**Goal**. Omit all images. Transcribe the rest of the material below exactly.

**Given data**.
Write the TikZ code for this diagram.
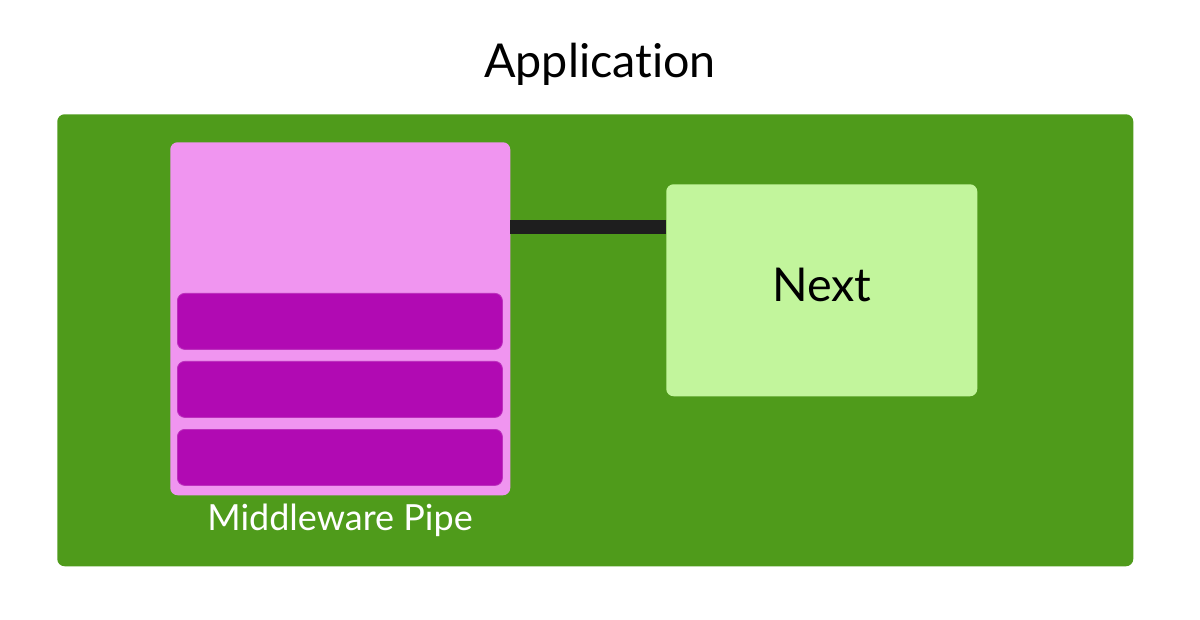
\documentclass[tikz,border=0pt]{standalone}
\usepackage{fontspec}
\setmainfont{Lato}[Ligatures = NoCommon]
\usetikzlibrary{positioning}

\definecolor{appgreen}{HTML}{4F9B1B}
\definecolor{pipepink}{HTML}{F095F0}
\definecolor{stagepurple}{HTML}{B10AB3}
\definecolor{nextgreen}{HTML}{C2F59C}
\definecolor{linkgray}{HTML}{1E1E1E}

\begin{document}
\begin{tikzpicture}[x = 0.75pt, y = -0.75pt]
	\tikzstyle{boxStyle} = [rectangle, rounded corners = 5.5pt, inner sep = 0pt, anchor = north west]
	\tikzstyle{stageStyle} = [boxStyle, fill = stagepurple, draw = stagepurple!85!white, line width = 0.6pt, minimum width = 243.75pt, minimum height = 42pt]
	\tikzstyle{bigText} = [font = \fontsize{35}{40}\selectfont]
	\tikzstyle{linkStyle} = [draw = linkgray, line width = 10pt]
	\useasboundingbox (0,0) rectangle (1200,620);
	\node[bigText, anchor = base] (title) at (600,78) {Application};
	\node[boxStyle, fill = appgreen, minimum width = 807pt, minimum height = 339pt] (app) at (57,114) {};
	\node[boxStyle, fill = pipepink, minimum width = 255pt, minimum height = 264.75pt] (pipe) at (170,142) {};
	\foreach \y/\name in {293/s1, 361/s2, 429/s3}
		\node[stageStyle] (\name) at (177,\y) {};
	\node[anchor = base, text = white, font = \fontsize{27}{31}\selectfont] (pipelabel) at (340,530) {Middleware Pipe};
	\node[boxStyle, fill = nextgreen, minimum width = 233.25pt, minimum height = 159pt] (next) at (666,184) {};
	\node[bigText, anchor = base] (nextlabel) at (822,302) {Next};
	\coordinate (link) at (510,227);
	\draw[linkStyle] (link) -- (link -| next.west);
\end{tikzpicture}
\end{document}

**Answer below**.
Write the TikZ code for this diagram.
\documentclass[tikz,border=0pt]{standalone}
\usepackage{fontspec}
\setmainfont{Lato}[Ligatures = NoCommon]
\usetikzlibrary{positioning}

\definecolor{appgreen}{HTML}{4F9B1B}
\definecolor{pipepink}{HTML}{F095F0}
\definecolor{stagepurple}{HTML}{B10AB3}
\definecolor{nextgreen}{HTML}{C2F59C}
\definecolor{linkgray}{HTML}{1E1E1E}

\begin{document}
\begin{tikzpicture}[x = 0.75pt, y = -0.75pt]
	\tikzstyle{boxStyle} = [rectangle, rounded corners = 5.5pt, inner sep = 0pt, anchor = north west]
	\tikzstyle{stageStyle} = [boxStyle, fill = stagepurple, draw = stagepurple!85!white, line width = 0.6pt, minimum width = 243.75pt, minimum height = 42pt]
	\tikzstyle{bigText} = [font = \fontsize{35}{40}\selectfont]
	\tikzstyle{linkStyle} = [draw = linkgray, line width = 10pt]
	\useasboundingbox (0,0) rectangle (1200,620);
	\node[bigText, anchor = base] (title) at (600,78) {Application};
	\node[boxStyle, fill = appgreen, minimum width = 807pt, minimum height = 339pt] (app) at (57,114) {};
	\node[boxStyle, fill = pipepink, minimum width = 255pt, minimum height = 264.75pt] (pipe) at (170,142) {};
	\foreach \y/\name in {293/s1, 361/s2, 429/s3}
		\node[stageStyle] (\name) at (177,\y) {};
	\node[anchor = base, text = white, font = \fontsize{27}{31}\selectfont] (pipelabel) at (340,530) {Middleware Pipe};
	\node[boxStyle, fill = nextgreen, minimum width = 233.25pt, minimum height = 159pt] (next) at (666,184) {};
	\node[bigText, anchor = base] (nextlabel) at (822,302) {Next};
	\coordinate (link) at (510,227);
	\draw[linkStyle] (link) -- (link -| next.west);
\end{tikzpicture}
\end{document}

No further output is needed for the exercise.